Another idea: take into account the movement of the mouse to define a directional cone in the general direction of the movement, which would enable you to preload your pages even before the hover state occurs.
This article was really eye opening when I read it a few months ago.
I've always hated menu dropdowns where it would close if you try to skip to the next submenu you've opened, since you hovered on the other parts on your way to the submenu.
So you'd end up having to perfectly 'trace' the menu so it won't close down on you.
That article says nothing about preloading pages. The speed gains are purely a UI thing -- if you're clever about keeping submenus open even when the mouse leaves the submenu's entry in the main menu, you don't need to provide a delay for menu opening/closing.
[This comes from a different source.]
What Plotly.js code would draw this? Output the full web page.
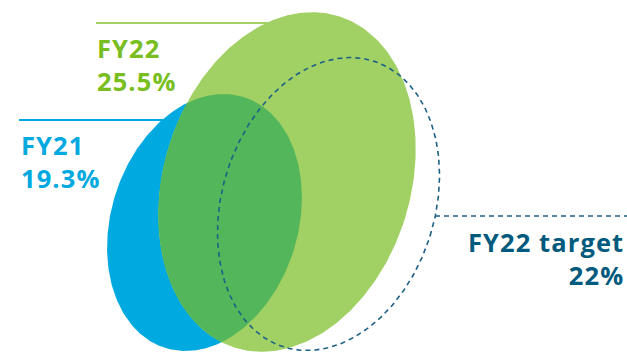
<!DOCTYPE html>
<html>
<head>
<meta charset="utf-8">
<script src="https://cdn.plot.ly/plotly-3.0.1.min.js"></script>
<style>
html,body{margin:0;padding:0;background:#fff;}
#chart{width:627px;height:354px;}
#chart .annotation-text{letter-spacing:1.1px;}
</style>
</head>
<body>
<div id="chart"></div>
<script>
// ---- data ----
var categories = ["FY21", "FY22", "FY22 target"];
var values = [19.3, 25.5, 22];
var valueLabels = ["19.3%", "25.5%", "22%"];

// ---- layout constants (positions / styles) ----
var W = 627, H = 354;
var majPerUnit = 6.81, minPerUnit = 4.84;   // semi-axis length per percentage point
var tilt = 17.4 * Math.PI / 180;             // clockwise tilt of the major axis from vertical
var centers = [[204.5, 222.5], [287, 182], [328.5, 204]];
var fills = ["#00a9e0", "#a1d164", null];
var overlapColor = "#54b65a";
var textColors = ["#00a9e0", "#78be20", "#005a7d"];
var dashColor = "#1d5f86";

function ellipse(i, n) {
  var a = majPerUnit * values[i], b = minPerUnit * values[i];
  var cx = centers[i][0], cy = centers[i][1];
  var xs = [], ys = [];
  for (var k = 0; k <= n; k++) {
    var p = 2 * Math.PI * k / n;
    var u = b * Math.cos(p), v = a * Math.sin(p);
    xs.push(cx + u * Math.cos(tilt) + v * Math.sin(tilt));
    ys.push(cy + u * Math.sin(tilt) - v * Math.cos(tilt));
  }
  return {x: xs, y: ys};
}

// Sutherland-Hodgman clip of polygon subj by convex polygon clip
function clipPoly(subj, clip) {
  var out = subj.slice();
  var area = 0;
  for (var i = 0; i < clip.length; i++) {
    var p = clip[i], q = clip[(i + 1) % clip.length];
    area += p[0] * q[1] - q[0] * p[1];
  }
  var sgn = area > 0 ? 1 : -1;
  function inside(pt, a, b) {
    return sgn * ((b[0] - a[0]) * (pt[1] - a[1]) - (b[1] - a[1]) * (pt[0] - a[0])) >= 0;
  }
  function inter(p1, p2, a, b) {
    var x1 = p1[0], y1 = p1[1], x2 = p2[0], y2 = p2[1];
    var x3 = a[0], y3 = a[1], x4 = b[0], y4 = b[1];
    var d = (x1 - x2) * (y3 - y4) - (y1 - y2) * (x3 - x4);
    var t = ((x1 - x3) * (y3 - y4) - (y1 - y3) * (x3 - x4)) / d;
    return [x1 + t * (x2 - x1), y1 + t * (y2 - y1)];
  }
  for (var i = 0; i < clip.length; i++) {
    var A = clip[i], B = clip[(i + 1) % clip.length];
    var inp = out; out = [];
    if (!inp.length) break;
    var S = inp[inp.length - 1];
    for (var j = 0; j < inp.length; j++) {
      var E = inp[j];
      if (inside(E, A, B)) {
        if (!inside(S, A, B)) out.push(inter(S, E, A, B));
        out.push(E);
      } else if (inside(S, A, B)) {
        out.push(inter(S, E, A, B));
      }
      S = E;
    }
  }
  return out;
}

var N = 360;
var eBlue = ellipse(0, N), eGreen = ellipse(1, N), eTarget = ellipse(2, N);
function toPts(e) { var r = []; for (var i = 0; i < e.x.length - 1; i++) r.push([e.x[i], e.y[i]]); return r; }
var ov = clipPoly(toPts(eBlue), toPts(eGreen));
var ovX = ov.map(function (p) { return p[0]; }); ovX.push(ov[0][0]);
var ovY = ov.map(function (p) { return p[1]; }); ovY.push(ov[0][1]);

var traces = [
  {x: eBlue.x, y: eBlue.y, type: "scatter", mode: "lines", fill: "toself", fillcolor: fills[0], line: {width: 0, color: fills[0]}, hoverinfo: "skip", name: categories[0]},
  {x: eGreen.x, y: eGreen.y, type: "scatter", mode: "lines", fill: "toself", fillcolor: fills[1], line: {width: 0, color: fills[1]}, hoverinfo: "skip", name: categories[1]},
  {x: ovX, y: ovY, type: "scatter", mode: "lines", fill: "toself", fillcolor: overlapColor, line: {width: 0, color: overlapColor}, hoverinfo: "skip", name: "overlap"},
  {x: eTarget.x, y: eTarget.y, type: "scatter", mode: "lines", line: {width: 1.6, color: dashColor, dash: "5px,4px"}, hoverinfo: "skip", name: categories[2]}
];

var font = "Open Sans, sans-serif";
function ann(i, x, y, xanchor) {
  return {text: "<b>" + categories[i] + "</b><br><b>" + valueLabels[i] + "</b>", x: x, y: y, xref: "x", yref: "y",
    showarrow: false, xanchor: xanchor, yanchor: "middle", align: xanchor,
    font: {family: font, size: 25.5, color: textColors[i]}};
}
var annotations = [
  ann(1, 95, 64, "left"),
  ann(0, 19, 161, "left"),
  ann(2, 626, 258, "right")
];

var shapes = [
  {type: "line", xref: "x", yref: "y", x0: 96, x1: 272, y0: 23, y1: 23, line: {color: fills[1], width: 2.2}},
  {type: "line", xref: "x", yref: "y", x0: 19, x1: 166, y0: 120, y1: 120, line: {color: fills[0], width: 2.2}},
  {type: "line", xref: "x", yref: "y", x0: 435, x1: 627, y0: 216, y1: 216, line: {color: dashColor, width: 1.4, dash: "5px,4px"}}
];

var layout = {
  width: W, height: H,
  margin: {l: 0, r: 0, t: 0, b: 0, pad: 0},
  paper_bgcolor: "#ffffff", plot_bgcolor: "#ffffff",
  showlegend: false,
  xaxis: {range: [0, W], visible: false, fixedrange: true},
  yaxis: {range: [H, 0], visible: false, fixedrange: true},
  annotations: annotations,
  shapes: shapes
};

Plotly.newPlot("chart", traces, layout, {staticPlot: true, displayModeBar: false});
</script>
</body>
</html>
A few years ago, I went to a tech demo/hackathon thing. Somebody had some neat experiments with preloading pages speculatively based on user behaviour
The coolest approach given was when a user types in the search box, kick off the request for the full results page if they move their mouse on a motion curve towards one of the results, with some machine learned data on how people move their mouse: Not quite in a straight line, and with some acceleration.
It is overkill, you're absolutely right about that. But that's the good thing about the webs, you can throw the stupidest ideas on the table and the let everyone flesh it out :D
Most times there are some few links that are very frequently clicked on; for example in Hacker News is usually the "next page" and the "threads". So if there is not one already there should be a way to specify some (obligatory?) preload pages.
In my opinion even that is overkill. Remember, in most cases it’s already instant. The return on investment (speed/requests) abruptly declines with brute preloading.
Not a bad shout. Not EVERY page, but if you have a five page site, you might as well pull in all five at the time, and save the other four requests later.
The actual HTML is only going to add another few KB.
I'm sorry that I don't feel it very efficient, because sites with dynamic contents like HK or eCommerce/financial sites, very page is different from minute to minute.
But caching the skeleton of the page will work. We need browser to do it for us, just like browsers already caches the images.